Greenberg suggested that the California wildfires in particular highlighted the significance of what he called non-modelled or poorly-modelled loss, as they resulted in estimated industry insured losses of $12 billion in 2017, and can hardly be written off as an anomaly.
He said: “Whether it’s wildfire or flood, we need a rational and refined approach to risk-taking and a cooperative, less politicized regulatory environment that encourages private sector solutions.”
The letter also observed that the National Flood Insurance Program (NFIP) could not sufficiently cope with the severity of disaster events in 2017, and maintained that the growing U.S flood insurance problem “requires a more comprehensive solution, which includes the expertise and capacity of private insurers.”

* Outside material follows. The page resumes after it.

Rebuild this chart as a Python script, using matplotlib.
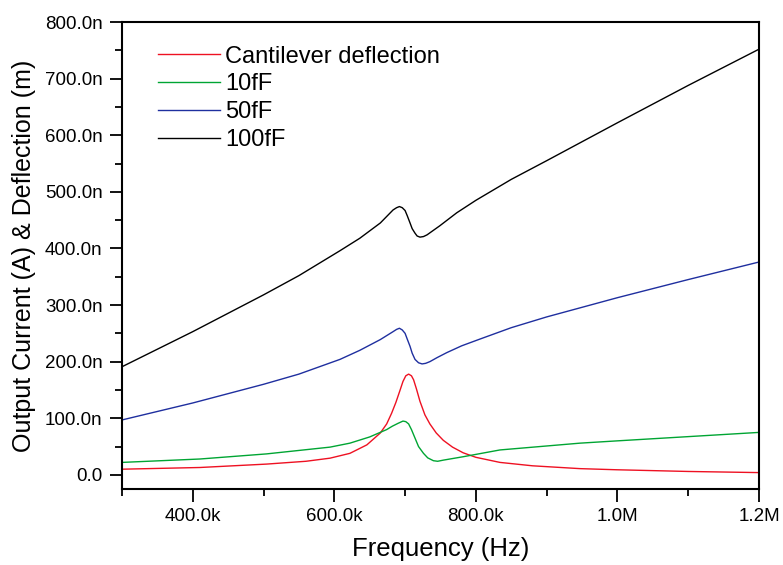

Greenberg suggested that, while the federal government may still be valuable as “an insurer of last resort”, private re/insurers have more sophisticated modelling and mapping capabilities and are “more capable of shouldering a major portion of flood insurance responsibility.”
By charging an actuarially sound rate, the private re/insurance market would also be able to reflect the true cost of risk, and incentivise risk-mitigating behaviours in individuals and local governments.